F1i is reporting that Nico Hülkenberg has pulled back the curtain on Formula 1's most invisible struggle – the high-stakes energy management game that transforms every overtaking move into a calculated risk where one wrong decision turns hunters into helpless prey.
The Audi driver's candid assessment at Suzuka reveals a fundamental truth about modern F1: what appears as dynamic racing to television audiences masks a constrained reality where drivers must constantly choose between attacking and preserving their hybrid systems. "With the energy stuff, in a way, it's interesting and fun, but at the same time, it's also weird and frustrating," Hülkenberg told reporters after the Japanese Grand Prix.
The Energy Chess Match Reality
Hülkenberg's characterization cuts deeper than Max Verstappen's Mario Kart comparison or Charles Leclerc's lament about lost flat-out qualifying laps. The German veteran describes a sport where tactical awareness has become as crucial as raw speed, forcing drivers into an uncomfortable balancing act.

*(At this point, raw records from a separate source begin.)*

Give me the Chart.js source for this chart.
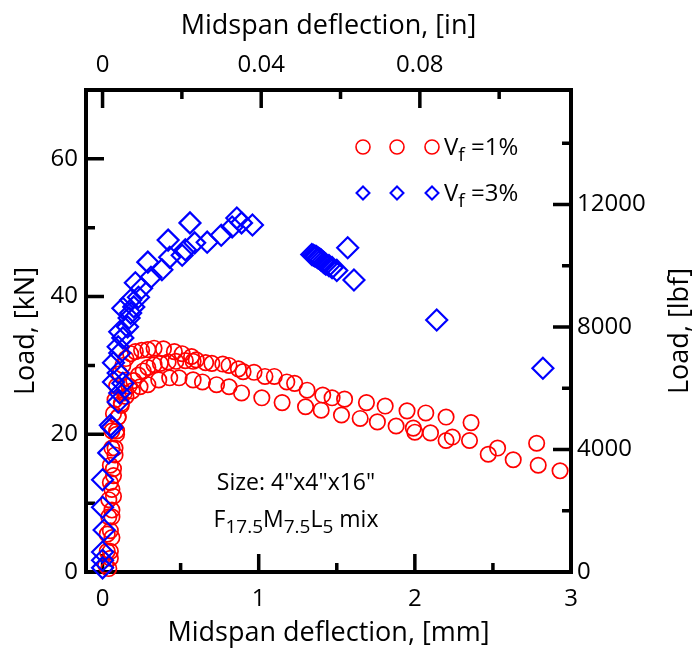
<!DOCTYPE html>
<html>
<head>
<meta charset="UTF-8">
<title>Load vs midspan deflection</title>
<script src="https://cdn.jsdelivr.net/npm/chart.js"></script>
<style>
  html, body { margin:0; padding:0; background:#fff; }
  #wrap { width:695px; height:654px; }
</style>
</head>
<body>
<div id="wrap"><canvas id="c" width="695" height="654"></canvas></div>
<script>
// Vf = 1% (three red point groups), deflection [mm] / load [kN]
const v1DeflA = [0.02,0.03,0.03,0.04,0.04,0.05,0.05,0.06,0.06,0.07,0.08,0.09,0.11,0.13,0.15,0.18,0.21,0.25,0.29,0.33,0.39,0.46,0.51,0.57,0.60,0.66,0.70,0.77,0.81,0.87,0.90,0.97,1.04,1.10,1.18,1.23,1.31,1.41,1.47,1.55,1.69,1.81,1.95,2.07,2.20,2.36,2.53,2.78];
const v1LoadA = [1.0,3.0,5.5,8.0,10.5,13.0,15.5,18.0,20.5,23.0,25.0,27.0,28.8,30.0,31.0,31.7,32.0,32.2,32.3,32.5,32.4,32.0,31.7,31.3,30.8,30.4,30.3,30.2,30.0,29.5,29.1,29.0,28.4,28.4,27.6,27.4,26.4,25.7,25.3,25.1,24.6,24.1,23.4,23.1,22.5,21.7,18.0,18.7];
const v1DeflB = [0.05,0.06,0.06,0.07,0.07,0.08,0.09,0.10,0.12,0.14,0.17,0.20,0.23,0.26,0.29,0.33,0.37,0.42,0.47,0.53,0.58];
const v1LoadB = [2.0,5.0,8.0,11.0,14.0,17.0,20.0,22.5,24.5,26.0,27.0,27.8,28.6,29.2,29.7,30.1,30.3,30.5,30.6,30.7,30.6];
const v1DeflC = [0.04,0.05,0.05,0.06,0.06,0.07,0.08,0.09,0.10,0.12,0.15,0.19,0.24,0.29,0.36,0.43,0.49,0.58,0.64,0.73,0.81,0.89,1.02,1.15,1.30,1.40,1.53,1.65,1.76,1.88,1.99,2.00,2.10,2.20,2.24,2.35,2.47,2.63,2.79,2.93];
const v1LoadC = [0.5,3.0,6.0,9.0,12.0,15.0,18.0,20.5,22.5,24.2,25.5,26.3,26.9,27.2,27.9,28.2,28.2,27.9,27.6,27.2,26.9,26.0,25.3,24.6,24.0,23.5,22.8,22.3,21.8,21.2,20.9,20.3,20.2,19.1,19.6,19.1,17.1,16.3,15.5,14.7];

// Vf = 3% (blue diamonds)
const v3Defl = [0.00,0.00,0.00,0.01,0.00,0.00,0.04,0.05,0.06,0.10,0.11,0.13,0.07,0.10,0.07,0.11,0.10,0.13,0.11,0.16,0.17,0.18,0.13,0.20,0.18,0.23,0.21,0.25,0.31,0.29,0.38,0.43,0.42,0.51,0.53,0.56,0.59,0.67,0.76,0.83,0.86,0.89,0.96,
                1.34,1.35,1.36,1.37,1.38,1.39,1.40,1.41,1.42,1.43,1.45,1.47,1.50,1.57,1.61,2.14,2.82];
const v3Load = [0.6,1.7,2.9,6.1,9.4,13.4,17.3,21.3,21.0,24.7,26.0,27.4,27.6,28.9,30.4,31.8,32.7,34.0,34.9,35.6,36.9,37.6,38.3,38.5,39.5,39.9,42.0,41.2,42.8,45.0,43.9,45.7,48.2,46.0,46.8,50.7,47.8,47.9,48.9,50.1,51.4,50.7,50.4,
                46.1,46.0,45.9,45.8,45.6,45.5,45.3,45.1,44.9,44.7,44.5,44.2,43.8,47.1,42.4,36.6,29.6];

// axis ticks
const mmTicks = [0, 1, 2, 3];
const mmMinor = [0.5, 1.5, 2.5];
const inTicks = [0, 0.04, 0.08];
const inMinor = [0.02, 0.06, 0.10];
const kNTicks = [0, 20, 40, 60];
const kNMinor = [10, 30, 50];
const lbfTicks = [0, 4000, 8000, 12000];
const lbfMinor = [2000, 6000, 10000, 14000];

const X_MIN = -0.106, X_MAX = 3, Y_MAX = 70;
const MM_PER_IN = 25.4, LBF_PER_KN = 224.809;

const RED = 'rgb(255,0,0)', BLUE = 'rgb(0,0,255)';
const FONT = '"Open Sans"';

const pts = (xs, ys) => xs.map((x, i) => ({x: x, y: ys[i]}));

function redSet(xs, ys) {
  return {
    data: pts(xs, ys), order: 2,
    pointStyle: 'circle', pointRadius: 7.7, pointBorderWidth: 1.7,
    borderColor: RED, backgroundColor: 'rgba(0,0,0,0)', showLine: false, clip: false
  };
}

// frame + inward ticks, drawn under the points
const framePlugin = {
  id: 'frame',
  beforeDatasetsDraw(chart) {
    const {ctx, chartArea: a, scales} = chart;
    ctx.save();
    ctx.strokeStyle = '#000';
    ctx.lineWidth = 4;
    ctx.strokeRect(a.left, a.top, a.right - a.left, a.bottom - a.top);
    ctx.lineWidth = 3.5;
    ctx.beginPath();
    const tick = (scale, vals, len, side) => {
      vals.forEach(v => {
        const p = scale.getPixelForValue(v);
        if (side === 'bottom') { ctx.moveTo(p, a.bottom); ctx.lineTo(p, a.bottom - len); }
        if (side === 'top') { ctx.moveTo(p, a.top); ctx.lineTo(p, a.top + len); }
        if (side === 'left') { ctx.moveTo(a.left, p); ctx.lineTo(a.left + len, p); }
        if (side === 'right') { ctx.moveTo(a.right, p); ctx.lineTo(a.right - len, p); }
      });
    };
    tick(scales.x, mmTicks, 18, 'bottom'); tick(scales.x, mmMinor, 9, 'bottom');
    tick(scales.x2, inTicks, 18, 'top'); tick(scales.x2, inMinor, 9, 'top');
    tick(scales.y, kNTicks, 18, 'left'); tick(scales.y, kNMinor, 9, 'left');
    tick(scales.y2, lbfTicks, 18, 'right'); tick(scales.y2, lbfMinor, 9, 'right');
    ctx.stroke();
    ctx.restore();
  },
  afterDraw(chart) {
    const {ctx, chartArea: a} = chart;
    ctx.save();
    ctx.fillStyle = '#000';
    ctx.textBaseline = 'alphabetic';

    // right axis title, reading bottom to top
    ctx.save();
    ctx.translate(680, (a.top + a.bottom) / 2);
    ctx.rotate(-Math.PI / 2);
    ctx.font = '27px ' + FONT;
    ctx.textAlign = 'center';
    ctx.textBaseline = 'middle';
    ctx.fillText('Load, [lbf]', 0, 0);
    ctx.restore();

    // text runs with subscripts: [text, isSub]
    const runs = (parts, x, y, align, big, small) => {
      const w = parts.reduce((s, p) => {
        ctx.font = (p[1] ? small : big) + 'px ' + FONT;
        return s + ctx.measureText(p[0]).width;
      }, 0);
      let cx = align === 'center' ? x - w / 2 : x;
      ctx.textAlign = 'left';
      parts.forEach(p => {
        ctx.font = (p[1] ? small : big) + 'px ' + FONT;
        ctx.fillText(p[0], cx, y + (p[1] ? 6 : 0));
        cx += ctx.measureText(p[0]).width;
      });
    };

    // legend
    const legendRows = [
      {y: 147, style: 'circle', r: 7, bw: 1.6, color: RED, label: [['V', 0], ['f', 1], [' =1%', 0]]},
      {y: 193, style: 'rectRot', r: 6.5, bw: 2, color: BLUE, label: [['V', 0], ['f', 1], [' =3%', 0]]}
    ];
    legendRows.forEach(row => {
      ctx.strokeStyle = row.color;
      ctx.fillStyle = 'rgba(0,0,0,0)';
      ctx.lineWidth = row.bw;
      [363, 397, 432].forEach(px => {
        Chart.helpers.drawPoint(ctx, {pointStyle: row.style, radius: row.r, rotation: 0, borderWidth: row.bw}, px, row.y);
      });
      ctx.fillStyle = '#000';
      runs(row.label, 444, row.y + 8, 'left', 24, 19);
    });

    // specimen note
    runs([['Size: 4"x4"x16"', 0]], 296, 490, 'center', 23, 19);
    runs([['F', 0], ['17.5', 1], ['M', 0], ['7.5', 1], ['L', 0], ['5', 1], [' mix', 0]], 296, 527, 'center', 23, 19);
    ctx.restore();
  }
};

const tickFont = {family: 'Open Sans', size: 24};
const titleFont = {family: 'Open Sans', size: 27};
const setTicks = vals => scale => { scale.ticks = vals.map(v => ({value: v})); };

new Chart(document.getElementById('c'), {
  type: 'scatter',
  data: {
    datasets: [
      redSet(v1DeflA, v1LoadA),
      redSet(v1DeflB, v1LoadB),
      redSet(v1DeflC, v1LoadC),
      {
        data: pts(v3Defl, v3Load), order: 1,
        pointStyle: 'rectRot', pointRadius: 10.5, pointBorderWidth: 2.2,
        borderColor: BLUE, backgroundColor: 'rgba(0,0,0,0)', showLine: false, clip: false
      }
    ]
  },
  options: {
    responsive: false,
    animation: false,
    devicePixelRatio: 1,
    events: [],
    layout: {padding: 0},
    plugins: {legend: {display: false}, tooltip: {enabled: false}},
    scales: {
      x: {
        type: 'linear', position: 'bottom', min: X_MIN, max: X_MAX,
        afterBuildTicks: setTicks(mmTicks),
        afterFit: s => { s.height = 82; },
        grid: {display: false, drawTicks: false}, border: {display: false},
        ticks: {font: tickFont, color: '#000', padding: 13, maxRotation: 0, callback: v => String(v)},
        title: {display: true, text: 'Midspan deflection, [mm]', font: titleFont, color: '#000', padding: {top: 0, bottom: 4}}
      },
      x2: {
        type: 'linear', position: 'top', min: X_MIN / MM_PER_IN, max: X_MAX / MM_PER_IN,
        afterBuildTicks: setTicks(inTicks),
        afterFit: s => { s.height = 90; },
        grid: {display: false, drawTicks: false}, border: {display: false},
        ticks: {font: tickFont, color: '#000', padding: 10, maxRotation: 0, callback: v => String(v)},
        title: {display: true, text: 'Midspan deflection, [in]', font: titleFont, color: '#000', padding: {top: 10, bottom: 0}}
      },
      y: {
        type: 'linear', position: 'left', min: 0, max: Y_MAX,
        afterBuildTicks: setTicks(kNTicks),
        afterFit: s => { s.width = 86; },
        grid: {display: false, drawTicks: false}, border: {display: false},
        ticks: {font: tickFont, color: '#000', padding: 8, callback: v => String(v)},
        title: {display: true, text: 'Load, [kN]', font: titleFont, color: '#000', padding: {top: 10, bottom: 0}}
      },
      y2: {
        type: 'linear', position: 'right', min: 0, max: Y_MAX * LBF_PER_KN,
        afterBuildTicks: setTicks(lbfTicks),
        afterFit: s => { s.width = 124; },
        grid: {display: false, drawTicks: false}, border: {display: false},
        ticks: {font: tickFont, color: '#000', padding: 6, callback: v => String(v)}
      }
    }
  },
  plugins: [framePlugin]
});
</script>
</body>
</html>
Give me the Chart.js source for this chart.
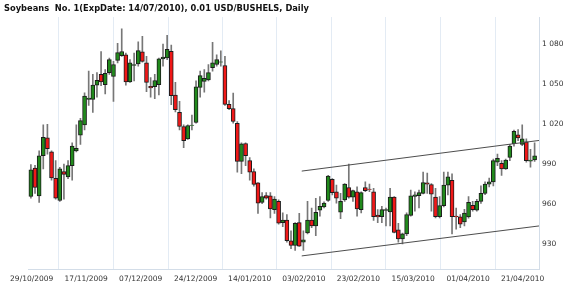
<!DOCTYPE html>
<html>
<head>
<meta charset="utf-8">
<script src="https://cdn.jsdelivr.net/npm/chart.js@4.4.0/dist/chart.umd.min.js"></script>
<style>
  body { margin: 0; background: #fff; }
  #wrap { position: relative; width: 570px; height: 294px; }
  #title { position: absolute; left: 4px; top: 3px; font: bold 8.3px 'DejaVu Sans', sans-serif; color: #111; white-space: pre; line-height: 10px; }
</style>
</head>
<body>
<div id="wrap">
  <canvas id="chart" width="570" height="294"></canvas>
  <div id="title">Soybeans  No. 1(ExpDate: 14/07/2010), 0.01 USD/BUSHELS, Daily</div>
</div>
<script>
// daily OHLC (one entry per bar, 29/10/2009 .. late 04/2010)
const openP = [965.8, 987.1, 966.3, 996.4, 1009.8, 999.3, 979.5, 962.8, 984.6, 980.5,
  989.0, 1000.1, 1011.8, 1019.6, 1038.7, 1038.7, 1049.5, 1057.5, 1049.7, 1058.8,
  1055.9, 1068.0, 1071.5, 1072.2, 1051.9, 1064.2, 1065.4, 1074.4, 1066.1, 1048.5,
  1048.2, 1049.7, 1069.1, 1069.8, 1074.9, 1041.9, 1029.1, 1018.4, 1009.1, 1019.1,
  1021.4, 1047.8, 1052.2, 1053.4, 1062.5, 1064.9, 1066.6, 1064.2, 1035.0, 1031.8,
  1020.8, 992.2, 1005.6, 992.7, 984.6, 976.0, 961.4, 966.5, 966.3, 956.0,
  962.1, 946.2, 948.2, 932.5, 929.0, 946.2, 931.5, 938.4, 948.2, 943.7,
  955.5, 957.9, 962.8, 978.8, 969.4, 954.0, 963.3, 972.6, 965.3, 969.4,
  956.0, 972.6, 971.3, 969.4, 951.8, 950.6, 955.3, 954.2, 965.3, 940.8,
  934.0, 937.7, 951.6, 965.8, 966.5, 968.2, 976.0, 974.8, 965.3, 950.6,
  959.0, 974.4, 978.0, 951.1, 950.6, 946.7, 950.4, 959.2, 955.5, 962.1,
  968.2, 975.1, 976.8, 991.5, 990.7, 986.5, 995.1, 1005.4, 1012.2, 1004.9,
  1006.9, 992.3, 993.2];
const highP = [989.8, 989.3, 1000.1, 1019.6, 1020.1, 1000.1, 992.7, 987.8, 990.2, 992.7,
  1006.2, 1019.6, 1024.5, 1043.6, 1060.0, 1057.5, 1058.8, 1074.7, 1061.2, 1069.8,
  1067.3, 1080.8, 1091.8, 1073.5, 1068.6, 1073.5, 1082.0, 1086.1, 1071.0, 1055.1,
  1057.5, 1069.8, 1080.3, 1086.9, 1079.6, 1051.5, 1037.2, 1019.6, 1019.6, 1026.9,
  1052.6, 1060.0, 1061.2, 1064.9, 1081.6, 1072.2, 1075.2, 1071.0, 1037.9, 1043.4,
  1022.1, 1006.2, 1006.2, 995.1, 986.5, 976.3, 968.7, 968.7, 968.7, 965.8,
  963.3, 953.5, 952.3, 940.1, 946.2, 953.1, 940.1, 962.1, 957.2, 964.5,
  965.8, 961.9, 981.7, 979.2, 974.4, 968.2, 975.5, 990.2, 970.7, 973.1,
  969.4, 976.8, 975.1, 971.9, 956.0, 958.4, 957.2, 971.9, 965.8, 945.7,
  938.4, 953.5, 970.7, 969.4, 970.7, 984.1, 983.4, 975.5, 971.9, 965.8,
  984.1, 984.1, 982.9, 957.2, 952.3, 956.2, 965.8, 962.1, 963.6, 973.8,
  976.8, 979.7, 993.9, 997.6, 992.7, 993.9, 1004.9, 1015.7, 1016.0, 1019.6,
  1009.1, 1001.2, 1006.2];
const lowP = [964.5, 968.2, 961.4, 986.5, 997.6, 978.0, 963.8, 962.1, 963.8, 979.2,
  978.0, 999.3, 1004.9, 1015.9, 1034.3, 1028.9, 1040.4, 1049.0, 1042.9, 1057.5,
  1037.2, 1066.1, 1071.0, 1049.5, 1051.5, 1052.6, 1063.6, 1066.6, 1044.5, 1040.4,
  1039.2, 1042.1, 1063.6, 1068.6, 1034.8, 1029.4, 1015.9, 1002.5, 1008.6, 1015.9,
  1020.8, 1040.4, 1044.1, 1052.6, 1060.0, 1063.6, 1063.6, 1034.3, 1031.1, 1020.8,
  984.1, 982.9, 989.0, 978.0, 973.6, 953.1, 960.4, 963.8, 949.8, 953.1,
  945.0, 943.2, 931.5, 926.6, 925.4, 928.3, 925.4, 937.7, 942.5, 936.4,
  951.1, 957.2, 962.1, 967.0, 960.9, 949.1, 962.1, 964.5, 962.1, 951.1,
  953.5, 969.4, 969.4, 947.9, 946.2, 946.2, 943.7, 943.7, 938.4, 931.5,
  930.3, 936.4, 951.1, 954.8, 957.2, 967.8, 968.2, 954.8, 949.8, 949.8,
  957.9, 967.0, 937.7, 941.3, 942.5, 943.7, 949.6, 954.8, 954.8, 960.6,
  967.2, 973.1, 973.8, 989.0, 981.7, 986.1, 992.7, 1003.7, 1007.8, 1004.0,
  991.5, 987.8, 992.2];
const closeP = [985.8, 972.6, 996.4, 1010.3, 1001.7, 979.7, 964.5, 986.5, 982.4, 989.0,
  1003.7, 1002.0, 1022.8, 1041.2, 1039.7, 1049.5, 1053.1, 1051.9, 1058.3, 1068.6,
  1064.9, 1073.9, 1074.7, 1051.9, 1066.1, 1064.9, 1075.4, 1067.3, 1051.5, 1047.3,
  1052.9, 1069.1, 1070.5, 1076.4, 1041.6, 1031.1, 1018.4, 1007.8, 1019.1, 1019.4,
  1048.2, 1056.6, 1054.6, 1058.8, 1066.1, 1068.6, 1066.9, 1035.0, 1031.8, 1022.1,
  992.2, 1005.4, 996.4, 984.1, 974.8, 960.9, 965.8, 964.5, 956.4, 963.8,
  945.7, 948.2, 932.7, 929.0, 945.7, 928.5, 933.2, 948.2, 943.7, 954.0,
  958.4, 960.9, 981.2, 968.7, 964.5, 962.1, 975.1, 965.3, 970.2, 956.4,
  968.7, 970.2, 971.1, 950.6, 950.4, 956.0, 956.0, 965.3, 938.8, 934.0,
  937.7, 952.3, 966.3, 967.0, 968.7, 976.3, 975.1, 967.5, 950.6, 959.0,
  974.4, 980.5, 950.6, 950.4, 945.0, 953.3, 961.4, 956.0, 962.1, 968.2,
  975.1, 976.8, 992.7, 994.4, 986.5, 993.2, 1003.7, 1014.7, 1009.8, 1009.1,
  992.7, 993.2, 996.4];

// date labels on the x axis and the bar position each one sits at
const dateLabels = ['29/10/2009', '17/11/2009', '07/12/2009', '24/12/2009', '14/01/2010',
  '03/02/2010', '23/02/2010', '15/03/2010', '01/04/2010', '21/04/2010'];
const dateTickPos = [0.2, 13.4, 26.6, 39.9, 53.0, 66.1, 79.3, 92.6, 105.9, 119.1];

const priceTicks = [930, 960, 990, 1020, 1050, 1080];

// trend channel drawn on the chart (bar index, price)
const chanX = [65.6, 123.07];
const chanUpper = [984.9, 1007.9];
const chanLower = [921.2, 943.7];

const idx = openP.map((_, i) => i);
const isUp = idx.map(i => closeP[i] >= openP[i]);

function fmtPrice(v) {
  if (v < 1000) return String(v);
  return Math.floor(v / 1000) + ' ' + String(v % 1000).padStart(3, '0');
}

const axisFont = { family: 'DejaVu Sans', size: 7.5 };

new Chart(document.getElementById('chart'), {
  type: 'bar',
  data: {
    datasets: [
      {
        type: 'line',
        data: chanX.map((x, i) => ({ x: x, y: chanUpper[i] })),
        borderColor: '#4d4d4d', borderWidth: 1, pointRadius: 0, order: 0
      },
      {
        type: 'line',
        data: chanX.map((x, i) => ({ x: x, y: chanLower[i] })),
        borderColor: '#4d4d4d', borderWidth: 1, pointRadius: 0, order: 0
      },
      {
        data: idx.map(i => ({ x: i, y: [openP[i], closeP[i]] })),
        backgroundColor: idx.map(i => isUp[i] ? '#218a1c' : '#f01818'),
        borderColor: '#1b1b1b',
        borderWidth: 1,
        borderSkipped: false,
        barThickness: 4,
        grouped: false,
        order: 1
      },
      {
        data: idx.map(i => ({ x: i, y: [lowP[i], highP[i]] })),
        backgroundColor: '#777777',
        barThickness: 1,
        grouped: false,
        order: 2
      }
    ]
  },
  options: {
    responsive: false,
    animation: false,
    devicePixelRatio: 1,
    layout: { padding: { left: 28, top: 17, right: 3.5, bottom: 4.5 } },
    plugins: {
      legend: { display: false },
      tooltip: { enabled: false }
    },
    scales: {
      x: {
        type: 'linear',
        min: -0.7,
        max: 123.07,
        offset: false,
        grid: { color: '#e3ebf4', drawTicks: false },
        border: { display: true, color: '#d3dde8' },
        afterBuildTicks: s => { s.ticks = dateTickPos.map(v => ({ value: v })); },
        ticks: {
          autoSkip: false, maxRotation: 0, padding: 5.5,
          color: '#333', font: axisFont,
          callback: (v, i) => dateLabels[i]
        }
      },
      y: {
        position: 'right',
        min: 911,
        max: 1100.6,
        grid: { display: false, drawTicks: false },
        border: { display: true, color: '#d3dde8' },
        afterBuildTicks: s => { s.ticks = priceTicks.map(v => ({ value: v })); },
        ticks: {
          padding: 3, color: '#333', font: axisFont,
          callback: v => fmtPrice(v)
        }
      }
    }
  }
});
</script>
</body>
</html>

"You do the move, but you're just... You really have to pick your fights, and it's so easy to overspend and get a big de-rate and be a sitting duck," he explained. "Sometimes, the closing speeds are really immense."
This strategic layer adds complexity that some drivers find intellectually stimulating – the chess match element that rewards tactical thinking. But it simultaneously frustrates those who entered F1 to race flat-out, not to manage energy budgets while wheel-to-wheel.
When Spectacle Masks Struggle
Hülkenberg's most striking observation came in his final assessment of the Suzuka race: "The race was probably entertaining on TV, there was probably lots going on, but it's different." That quiet warning exposes a growing authenticity crisis – fans and drivers are effectively watching and participating in different sports.
The closing speed differentials he mentions create genuine danger when one car has deployed its energy while another conserves it. These massive speed gaps, invisible to viewers, put drivers in precarious positions that pure driving skill cannot always resolve.
Technical analyst Gary Anderson, writing for The Race, has called for the FIA to address what he terms the sport's fundamental control problem. "The driver has a steering wheel in their hands, and if they want the car to turn right, they rotate it in that direction," Anderson wrote, advocating for similar directness in speed control without energy management interference.
The Promise Without Payoff Problem
Hülkenberg's own season exemplifies how current regulations can prevent talent from converting to results. Three races in, he remains pointless despite twice finishing just outside the top 10 – a statistic that obscures competitive pace undermined by system constraints.
His Japanese GP weekend crystallized the frustration. A poor start immediately eliminated what he believed were clear points-scoring opportunities. "I think with a regular start, there were obviously points on the table, which is disappointing and frustrating," he said, though he remained uncertain whether the problem was mechanical or procedural.
This uncertainty itself reflects the modern F1 reality – drivers can no longer always distinguish between their own mistakes and system failures, creating a disconnect from the direct cause-and-effect relationship that defined racing for decades.
The Crossroads Crisis
Hülkenberg's insights arrive as F1 faces what Motorsport Week describes as a "dangerous tipping point" where fan disengagement threatens the sport's commercial foundation. Crisis talks scheduled between the FIA and teams aim to address 2026 regulations that have drawn widespread criticism for prioritizing technical complexity over racing purity.
The Albert Park Circuit's $264 million upgrade project, necessitated partly by increased energy harvesting demands, demonstrates how these regulations ripple through the entire sport infrastructure. Even venue modifications now must account for the hybrid system's impact on racing dynamics.
Anderson's proposed solutions focus on restoring driver control: "If they want to apply the throttle earlier, it's their decision, if they want to brake harder, so be it, but get away from what Charles Leclerc has been very vocal about (the loss of on-the-edge qualifying laps) and don't penalise them for putting in some extra effort."
The April 9 meeting between Formula 1, the FIA, and team representatives will determine whether Hülkenberg's "energy chess match" evolves into something more recognizable as pure racing – or whether drivers must continue navigating the frustrating gap between what fans expect and what the regulations actually allow.